--- begin ---

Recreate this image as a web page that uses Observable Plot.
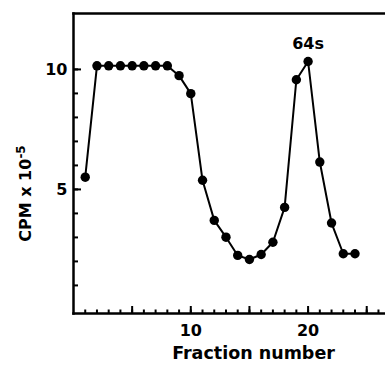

--- end ---
--- begin ---

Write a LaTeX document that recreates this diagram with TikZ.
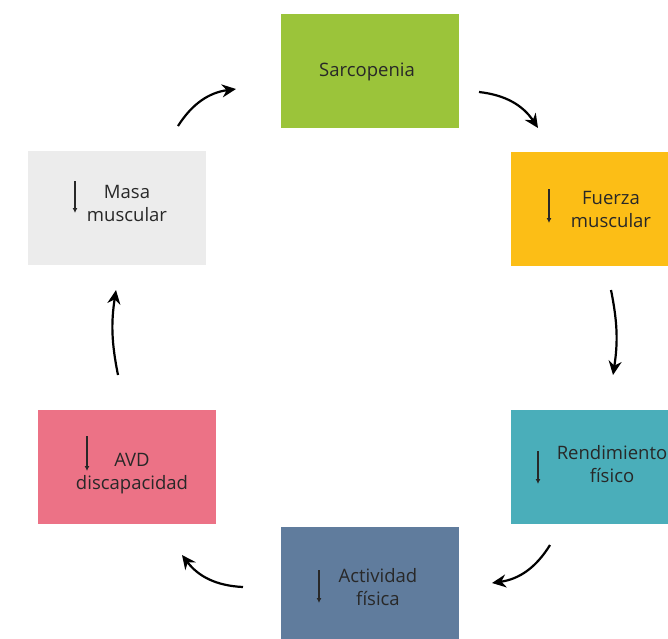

--- end ---
--- begin ---

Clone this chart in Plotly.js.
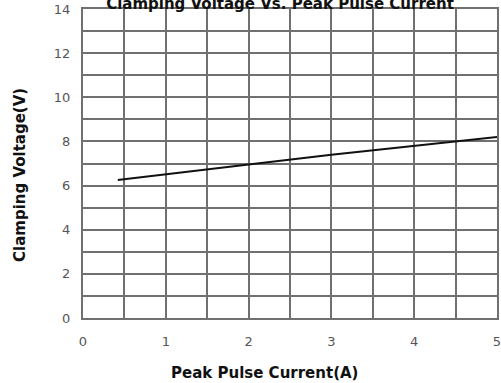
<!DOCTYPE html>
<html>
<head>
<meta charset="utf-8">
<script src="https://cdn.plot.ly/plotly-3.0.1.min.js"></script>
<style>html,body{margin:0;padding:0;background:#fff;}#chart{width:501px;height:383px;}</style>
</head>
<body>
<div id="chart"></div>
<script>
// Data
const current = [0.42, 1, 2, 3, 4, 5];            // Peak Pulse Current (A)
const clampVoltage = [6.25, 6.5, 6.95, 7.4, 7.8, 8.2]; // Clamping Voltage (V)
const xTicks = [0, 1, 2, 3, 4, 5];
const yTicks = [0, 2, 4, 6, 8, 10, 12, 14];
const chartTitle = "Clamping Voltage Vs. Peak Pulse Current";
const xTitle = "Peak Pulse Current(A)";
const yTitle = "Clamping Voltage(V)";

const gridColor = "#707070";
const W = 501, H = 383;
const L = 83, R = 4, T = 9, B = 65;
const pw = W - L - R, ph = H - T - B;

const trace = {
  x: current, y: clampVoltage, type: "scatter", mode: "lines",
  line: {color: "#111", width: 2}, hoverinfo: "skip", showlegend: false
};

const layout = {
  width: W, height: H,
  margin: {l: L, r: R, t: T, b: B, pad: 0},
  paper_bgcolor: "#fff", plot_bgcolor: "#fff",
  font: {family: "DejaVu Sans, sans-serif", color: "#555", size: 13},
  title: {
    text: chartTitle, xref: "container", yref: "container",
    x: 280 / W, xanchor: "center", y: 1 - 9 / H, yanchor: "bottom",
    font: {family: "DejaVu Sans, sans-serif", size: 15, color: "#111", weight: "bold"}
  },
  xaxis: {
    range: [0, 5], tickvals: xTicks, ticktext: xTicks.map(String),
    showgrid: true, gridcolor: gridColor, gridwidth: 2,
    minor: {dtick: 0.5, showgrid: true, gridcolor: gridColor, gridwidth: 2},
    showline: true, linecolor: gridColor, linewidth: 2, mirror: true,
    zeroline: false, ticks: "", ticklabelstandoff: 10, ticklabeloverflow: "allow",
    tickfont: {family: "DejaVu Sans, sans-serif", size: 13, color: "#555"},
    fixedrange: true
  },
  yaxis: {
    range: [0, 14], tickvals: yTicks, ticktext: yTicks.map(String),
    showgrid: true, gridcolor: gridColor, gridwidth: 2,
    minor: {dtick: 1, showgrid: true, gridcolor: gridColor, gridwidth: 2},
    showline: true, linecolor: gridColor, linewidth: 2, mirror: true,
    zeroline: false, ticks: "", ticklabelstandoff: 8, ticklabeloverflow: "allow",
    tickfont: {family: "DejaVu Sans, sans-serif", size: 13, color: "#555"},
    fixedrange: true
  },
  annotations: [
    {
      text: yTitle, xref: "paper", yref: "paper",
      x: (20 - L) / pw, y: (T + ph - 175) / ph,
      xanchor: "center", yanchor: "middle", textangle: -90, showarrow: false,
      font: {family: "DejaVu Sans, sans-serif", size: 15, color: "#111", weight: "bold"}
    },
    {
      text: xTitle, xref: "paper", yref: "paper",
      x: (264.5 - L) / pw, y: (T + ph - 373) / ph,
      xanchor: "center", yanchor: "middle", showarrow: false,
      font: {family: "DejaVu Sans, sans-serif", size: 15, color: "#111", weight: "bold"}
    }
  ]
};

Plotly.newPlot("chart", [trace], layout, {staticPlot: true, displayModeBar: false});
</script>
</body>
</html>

--- end ---

> [Requirements] Go through the data above and find the lines with the word "that". Copy each of those lines.

> [Written reply]
Recreate this image as a web page that uses Observable Plot.
Write a LaTeX document that recreates this diagram with TikZ.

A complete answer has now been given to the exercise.